___ Data listing ___
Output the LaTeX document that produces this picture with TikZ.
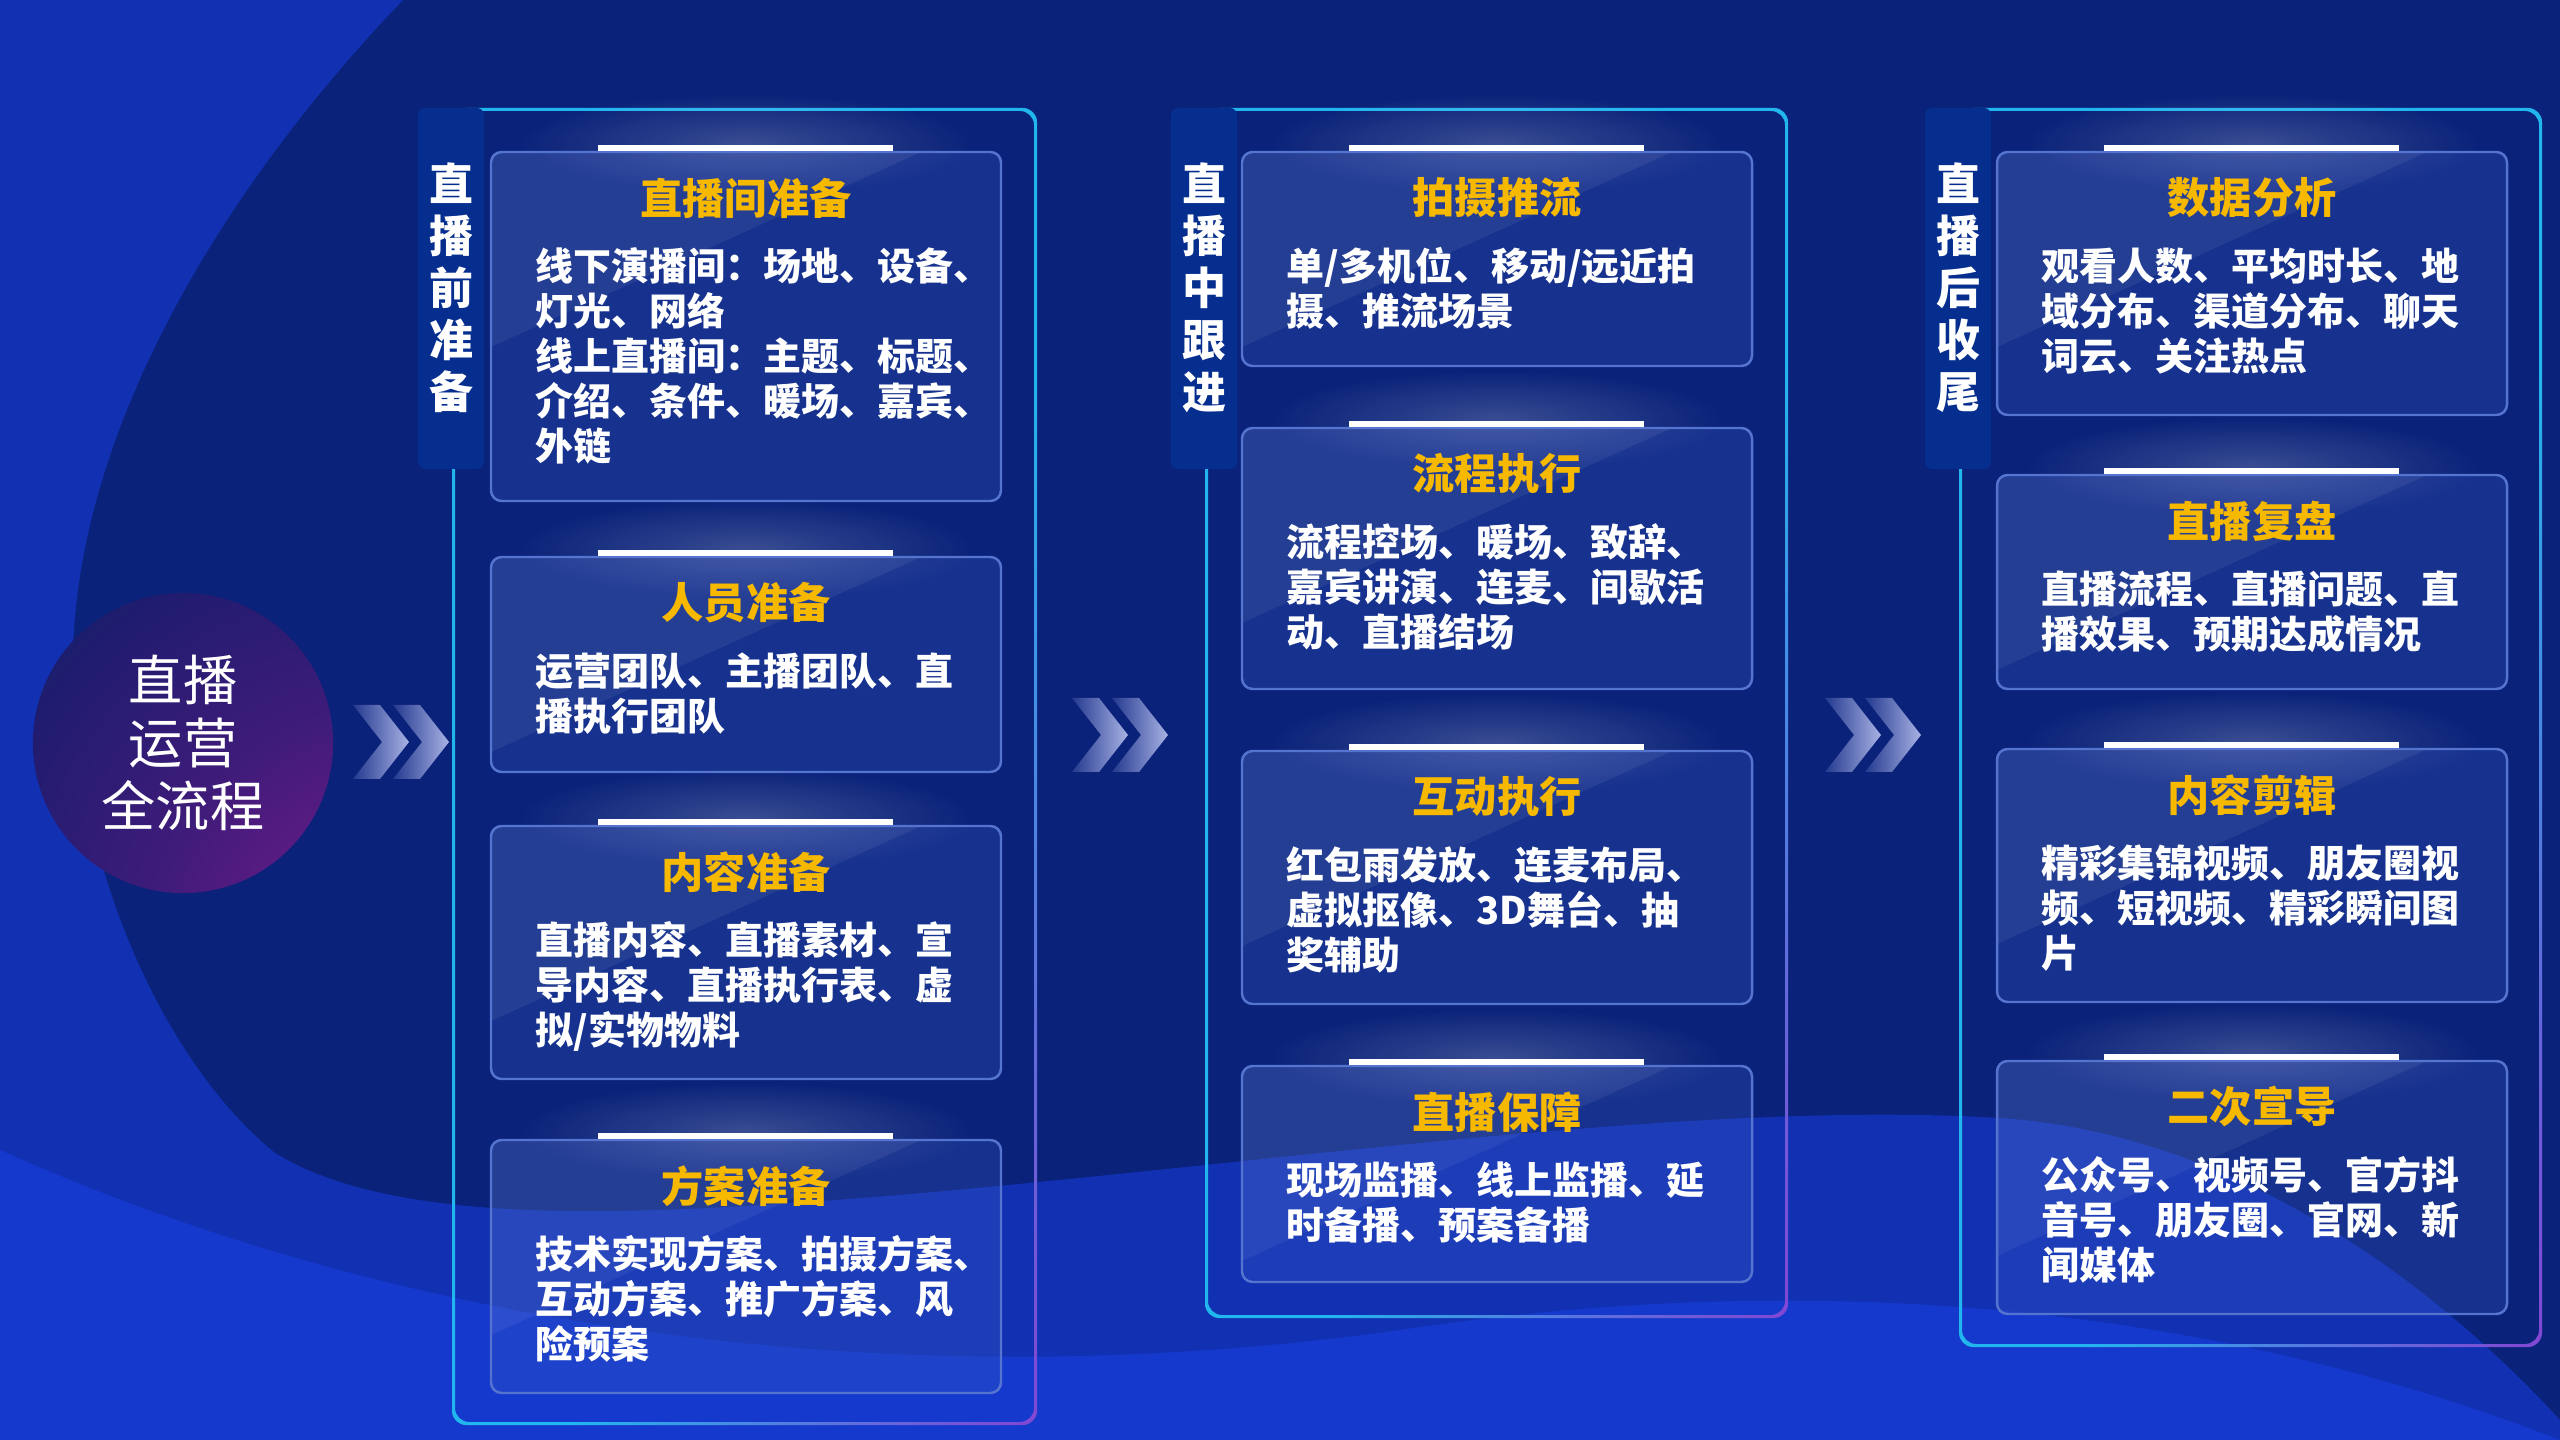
___
___ Data listing ___
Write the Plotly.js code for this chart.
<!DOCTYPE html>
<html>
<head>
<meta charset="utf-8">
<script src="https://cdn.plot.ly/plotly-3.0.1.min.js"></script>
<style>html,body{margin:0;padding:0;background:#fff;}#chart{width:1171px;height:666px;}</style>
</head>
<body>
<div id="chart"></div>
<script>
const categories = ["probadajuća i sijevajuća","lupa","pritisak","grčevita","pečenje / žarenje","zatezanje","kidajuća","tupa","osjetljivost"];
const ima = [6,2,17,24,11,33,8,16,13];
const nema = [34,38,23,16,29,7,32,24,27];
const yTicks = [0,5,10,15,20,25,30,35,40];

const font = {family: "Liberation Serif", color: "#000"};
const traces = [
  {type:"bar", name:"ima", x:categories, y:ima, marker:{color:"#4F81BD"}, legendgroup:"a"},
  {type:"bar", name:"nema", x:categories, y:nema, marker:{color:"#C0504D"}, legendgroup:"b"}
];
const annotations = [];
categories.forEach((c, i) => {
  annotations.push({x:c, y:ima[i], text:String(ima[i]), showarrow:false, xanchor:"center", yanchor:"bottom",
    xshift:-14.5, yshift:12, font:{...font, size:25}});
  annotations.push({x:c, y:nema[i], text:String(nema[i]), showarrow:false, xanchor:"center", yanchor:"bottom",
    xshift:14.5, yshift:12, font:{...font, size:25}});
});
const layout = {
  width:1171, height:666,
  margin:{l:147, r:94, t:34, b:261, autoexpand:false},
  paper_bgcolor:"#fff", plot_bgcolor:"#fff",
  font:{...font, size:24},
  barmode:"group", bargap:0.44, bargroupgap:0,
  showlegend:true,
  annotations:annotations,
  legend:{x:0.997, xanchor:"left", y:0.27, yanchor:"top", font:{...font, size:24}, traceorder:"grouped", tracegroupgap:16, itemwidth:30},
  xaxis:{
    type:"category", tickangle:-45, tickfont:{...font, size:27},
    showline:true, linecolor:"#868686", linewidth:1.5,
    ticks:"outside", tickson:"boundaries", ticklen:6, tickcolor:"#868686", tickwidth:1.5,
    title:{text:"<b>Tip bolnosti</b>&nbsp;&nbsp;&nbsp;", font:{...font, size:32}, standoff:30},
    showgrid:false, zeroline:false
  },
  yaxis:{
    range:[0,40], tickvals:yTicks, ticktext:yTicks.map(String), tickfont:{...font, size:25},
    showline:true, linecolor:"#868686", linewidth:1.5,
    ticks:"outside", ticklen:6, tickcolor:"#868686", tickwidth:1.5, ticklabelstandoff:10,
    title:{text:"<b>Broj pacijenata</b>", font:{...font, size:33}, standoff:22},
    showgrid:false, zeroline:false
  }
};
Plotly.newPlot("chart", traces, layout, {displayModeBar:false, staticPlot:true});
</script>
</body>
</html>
___
___ Data listing ___
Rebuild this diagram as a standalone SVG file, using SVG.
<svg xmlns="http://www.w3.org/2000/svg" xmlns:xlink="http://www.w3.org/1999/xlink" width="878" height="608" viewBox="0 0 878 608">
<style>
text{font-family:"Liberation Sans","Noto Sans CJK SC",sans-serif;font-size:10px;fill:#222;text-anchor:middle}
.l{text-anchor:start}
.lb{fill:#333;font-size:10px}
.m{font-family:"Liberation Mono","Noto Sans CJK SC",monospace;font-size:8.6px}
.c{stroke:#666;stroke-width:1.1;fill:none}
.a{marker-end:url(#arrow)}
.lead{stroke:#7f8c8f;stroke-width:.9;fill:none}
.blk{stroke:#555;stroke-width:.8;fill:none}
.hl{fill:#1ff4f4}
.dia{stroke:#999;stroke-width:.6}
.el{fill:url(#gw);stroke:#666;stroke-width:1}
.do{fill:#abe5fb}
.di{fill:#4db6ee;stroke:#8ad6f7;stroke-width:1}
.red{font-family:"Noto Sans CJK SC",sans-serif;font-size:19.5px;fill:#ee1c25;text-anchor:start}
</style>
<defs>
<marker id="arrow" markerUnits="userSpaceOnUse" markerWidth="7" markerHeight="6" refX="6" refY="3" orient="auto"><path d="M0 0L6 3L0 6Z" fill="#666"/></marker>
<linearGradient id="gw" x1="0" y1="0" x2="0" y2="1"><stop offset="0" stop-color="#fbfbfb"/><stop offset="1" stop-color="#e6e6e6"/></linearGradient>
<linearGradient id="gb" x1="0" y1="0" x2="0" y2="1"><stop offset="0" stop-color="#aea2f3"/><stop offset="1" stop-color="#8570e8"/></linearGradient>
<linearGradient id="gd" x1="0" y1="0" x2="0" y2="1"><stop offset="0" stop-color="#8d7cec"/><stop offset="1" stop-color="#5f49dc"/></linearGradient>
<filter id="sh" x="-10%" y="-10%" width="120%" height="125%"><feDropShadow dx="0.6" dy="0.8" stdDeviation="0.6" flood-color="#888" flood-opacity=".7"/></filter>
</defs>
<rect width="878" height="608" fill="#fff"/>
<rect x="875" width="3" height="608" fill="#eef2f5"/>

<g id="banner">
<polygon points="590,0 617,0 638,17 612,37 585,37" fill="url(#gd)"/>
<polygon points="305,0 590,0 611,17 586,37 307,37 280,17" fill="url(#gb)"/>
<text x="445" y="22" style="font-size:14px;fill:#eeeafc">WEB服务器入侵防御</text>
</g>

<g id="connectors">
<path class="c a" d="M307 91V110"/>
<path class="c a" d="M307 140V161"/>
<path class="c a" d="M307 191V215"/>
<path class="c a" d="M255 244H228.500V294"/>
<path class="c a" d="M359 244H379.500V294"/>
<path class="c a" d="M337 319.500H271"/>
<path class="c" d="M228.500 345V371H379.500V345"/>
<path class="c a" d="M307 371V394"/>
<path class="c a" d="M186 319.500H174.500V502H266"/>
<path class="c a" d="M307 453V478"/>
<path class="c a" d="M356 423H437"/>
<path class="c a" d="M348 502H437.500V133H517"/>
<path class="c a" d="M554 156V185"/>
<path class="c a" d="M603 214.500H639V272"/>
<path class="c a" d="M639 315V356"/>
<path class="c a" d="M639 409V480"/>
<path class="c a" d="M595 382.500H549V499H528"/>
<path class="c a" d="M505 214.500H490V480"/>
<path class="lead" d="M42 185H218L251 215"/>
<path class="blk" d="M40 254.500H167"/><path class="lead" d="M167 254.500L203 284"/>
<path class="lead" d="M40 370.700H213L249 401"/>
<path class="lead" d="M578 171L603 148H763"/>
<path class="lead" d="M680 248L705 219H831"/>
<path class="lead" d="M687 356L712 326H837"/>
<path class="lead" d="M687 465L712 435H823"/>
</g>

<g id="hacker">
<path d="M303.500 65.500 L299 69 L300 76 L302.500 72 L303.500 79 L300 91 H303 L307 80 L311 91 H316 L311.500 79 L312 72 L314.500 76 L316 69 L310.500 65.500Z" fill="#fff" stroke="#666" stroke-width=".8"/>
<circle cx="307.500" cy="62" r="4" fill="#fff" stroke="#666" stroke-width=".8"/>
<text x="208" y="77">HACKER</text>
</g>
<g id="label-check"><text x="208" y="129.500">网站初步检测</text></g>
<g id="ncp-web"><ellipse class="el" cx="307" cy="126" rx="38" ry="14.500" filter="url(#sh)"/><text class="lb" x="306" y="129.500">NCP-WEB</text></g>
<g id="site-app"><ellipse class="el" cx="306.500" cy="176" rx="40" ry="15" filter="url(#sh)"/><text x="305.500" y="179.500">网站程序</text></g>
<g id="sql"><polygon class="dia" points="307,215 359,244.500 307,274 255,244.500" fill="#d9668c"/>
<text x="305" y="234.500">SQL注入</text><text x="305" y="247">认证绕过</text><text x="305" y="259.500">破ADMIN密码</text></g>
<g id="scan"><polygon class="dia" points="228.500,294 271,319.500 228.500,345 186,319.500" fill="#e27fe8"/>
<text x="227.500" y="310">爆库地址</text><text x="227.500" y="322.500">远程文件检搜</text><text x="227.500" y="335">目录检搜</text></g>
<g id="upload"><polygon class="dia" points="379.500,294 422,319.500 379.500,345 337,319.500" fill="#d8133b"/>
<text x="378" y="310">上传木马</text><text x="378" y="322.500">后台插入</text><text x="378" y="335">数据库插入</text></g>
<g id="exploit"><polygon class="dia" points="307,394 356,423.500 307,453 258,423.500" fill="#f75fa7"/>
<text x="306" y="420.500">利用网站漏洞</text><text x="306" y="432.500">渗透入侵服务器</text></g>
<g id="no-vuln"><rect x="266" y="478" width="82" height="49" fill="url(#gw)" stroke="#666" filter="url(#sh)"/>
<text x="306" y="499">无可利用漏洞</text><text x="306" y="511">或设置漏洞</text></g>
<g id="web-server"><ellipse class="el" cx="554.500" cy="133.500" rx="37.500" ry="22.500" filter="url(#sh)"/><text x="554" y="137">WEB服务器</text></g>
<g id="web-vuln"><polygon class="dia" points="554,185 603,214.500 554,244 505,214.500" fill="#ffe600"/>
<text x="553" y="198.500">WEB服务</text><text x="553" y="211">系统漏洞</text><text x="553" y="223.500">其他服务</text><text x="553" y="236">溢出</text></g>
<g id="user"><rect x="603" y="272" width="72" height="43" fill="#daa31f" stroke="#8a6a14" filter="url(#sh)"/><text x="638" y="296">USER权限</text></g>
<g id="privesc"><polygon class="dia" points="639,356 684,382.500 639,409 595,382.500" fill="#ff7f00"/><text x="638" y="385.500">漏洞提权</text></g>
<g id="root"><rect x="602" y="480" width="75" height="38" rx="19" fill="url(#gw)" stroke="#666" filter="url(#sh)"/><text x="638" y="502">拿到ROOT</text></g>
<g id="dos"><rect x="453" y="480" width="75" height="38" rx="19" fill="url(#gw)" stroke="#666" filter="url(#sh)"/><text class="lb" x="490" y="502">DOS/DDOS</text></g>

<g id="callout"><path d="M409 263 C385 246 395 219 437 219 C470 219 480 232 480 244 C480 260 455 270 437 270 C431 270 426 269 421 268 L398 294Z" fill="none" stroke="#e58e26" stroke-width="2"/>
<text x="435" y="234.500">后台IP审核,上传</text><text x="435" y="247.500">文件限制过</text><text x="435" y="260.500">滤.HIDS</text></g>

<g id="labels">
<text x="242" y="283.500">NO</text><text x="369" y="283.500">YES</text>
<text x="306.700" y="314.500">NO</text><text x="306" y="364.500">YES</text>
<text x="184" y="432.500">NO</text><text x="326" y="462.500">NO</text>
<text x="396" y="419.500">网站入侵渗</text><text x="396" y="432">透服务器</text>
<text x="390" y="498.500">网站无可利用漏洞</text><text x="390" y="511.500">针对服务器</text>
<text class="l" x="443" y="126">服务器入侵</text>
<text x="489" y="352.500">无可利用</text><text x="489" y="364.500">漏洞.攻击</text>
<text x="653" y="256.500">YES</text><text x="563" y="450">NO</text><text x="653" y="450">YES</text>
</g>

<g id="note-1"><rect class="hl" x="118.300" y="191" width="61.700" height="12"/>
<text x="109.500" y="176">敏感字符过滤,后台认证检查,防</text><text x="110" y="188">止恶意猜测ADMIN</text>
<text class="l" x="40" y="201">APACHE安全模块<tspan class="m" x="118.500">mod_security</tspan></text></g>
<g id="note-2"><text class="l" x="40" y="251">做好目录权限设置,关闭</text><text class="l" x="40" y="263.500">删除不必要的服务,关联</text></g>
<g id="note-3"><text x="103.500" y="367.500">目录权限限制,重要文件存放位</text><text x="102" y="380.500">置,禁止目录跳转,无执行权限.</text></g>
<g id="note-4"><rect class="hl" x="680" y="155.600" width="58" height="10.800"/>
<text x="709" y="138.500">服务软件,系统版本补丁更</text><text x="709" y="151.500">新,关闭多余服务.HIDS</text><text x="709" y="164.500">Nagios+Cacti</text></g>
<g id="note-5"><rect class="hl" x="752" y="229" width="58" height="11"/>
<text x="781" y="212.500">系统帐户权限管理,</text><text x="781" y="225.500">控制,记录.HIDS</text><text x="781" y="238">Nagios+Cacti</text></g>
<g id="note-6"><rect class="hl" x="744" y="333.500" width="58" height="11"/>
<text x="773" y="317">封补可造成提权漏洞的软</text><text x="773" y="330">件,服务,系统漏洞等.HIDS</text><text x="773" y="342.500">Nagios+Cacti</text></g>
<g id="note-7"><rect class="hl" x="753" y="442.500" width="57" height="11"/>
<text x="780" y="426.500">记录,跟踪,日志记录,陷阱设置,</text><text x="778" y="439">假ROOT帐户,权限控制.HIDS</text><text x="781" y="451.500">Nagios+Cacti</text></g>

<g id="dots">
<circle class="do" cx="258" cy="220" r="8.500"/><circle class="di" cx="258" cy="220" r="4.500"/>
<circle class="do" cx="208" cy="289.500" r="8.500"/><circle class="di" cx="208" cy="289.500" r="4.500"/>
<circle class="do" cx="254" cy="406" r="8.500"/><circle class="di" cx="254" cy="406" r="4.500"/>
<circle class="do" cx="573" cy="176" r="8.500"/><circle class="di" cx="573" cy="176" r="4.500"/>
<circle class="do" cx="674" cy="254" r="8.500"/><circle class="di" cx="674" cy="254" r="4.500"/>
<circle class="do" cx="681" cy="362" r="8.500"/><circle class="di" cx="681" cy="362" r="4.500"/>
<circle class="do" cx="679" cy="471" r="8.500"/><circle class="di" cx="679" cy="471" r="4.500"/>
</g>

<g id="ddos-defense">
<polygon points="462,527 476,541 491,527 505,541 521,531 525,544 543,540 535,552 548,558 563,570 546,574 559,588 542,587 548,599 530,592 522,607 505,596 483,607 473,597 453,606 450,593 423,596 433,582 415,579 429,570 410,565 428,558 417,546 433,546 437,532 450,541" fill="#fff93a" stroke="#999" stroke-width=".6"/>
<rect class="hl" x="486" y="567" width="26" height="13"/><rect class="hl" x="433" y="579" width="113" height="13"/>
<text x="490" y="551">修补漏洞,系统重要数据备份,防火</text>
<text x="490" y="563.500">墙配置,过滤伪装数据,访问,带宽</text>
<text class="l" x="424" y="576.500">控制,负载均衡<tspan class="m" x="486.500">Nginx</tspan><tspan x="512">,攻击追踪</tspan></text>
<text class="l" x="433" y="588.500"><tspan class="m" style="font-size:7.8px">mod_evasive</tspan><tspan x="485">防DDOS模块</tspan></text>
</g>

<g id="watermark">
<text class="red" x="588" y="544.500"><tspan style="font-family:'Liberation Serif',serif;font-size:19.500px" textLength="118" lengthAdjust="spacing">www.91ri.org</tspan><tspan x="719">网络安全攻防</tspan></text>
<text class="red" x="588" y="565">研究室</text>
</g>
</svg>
___
-- Exercise --
List all lines holding the string "this".

-- Solution to the problem --
Output the LaTeX document that produces this picture with TikZ.
Write the Plotly.js code for this chart.
Rebuild this diagram as a standalone SVG file, using SVG.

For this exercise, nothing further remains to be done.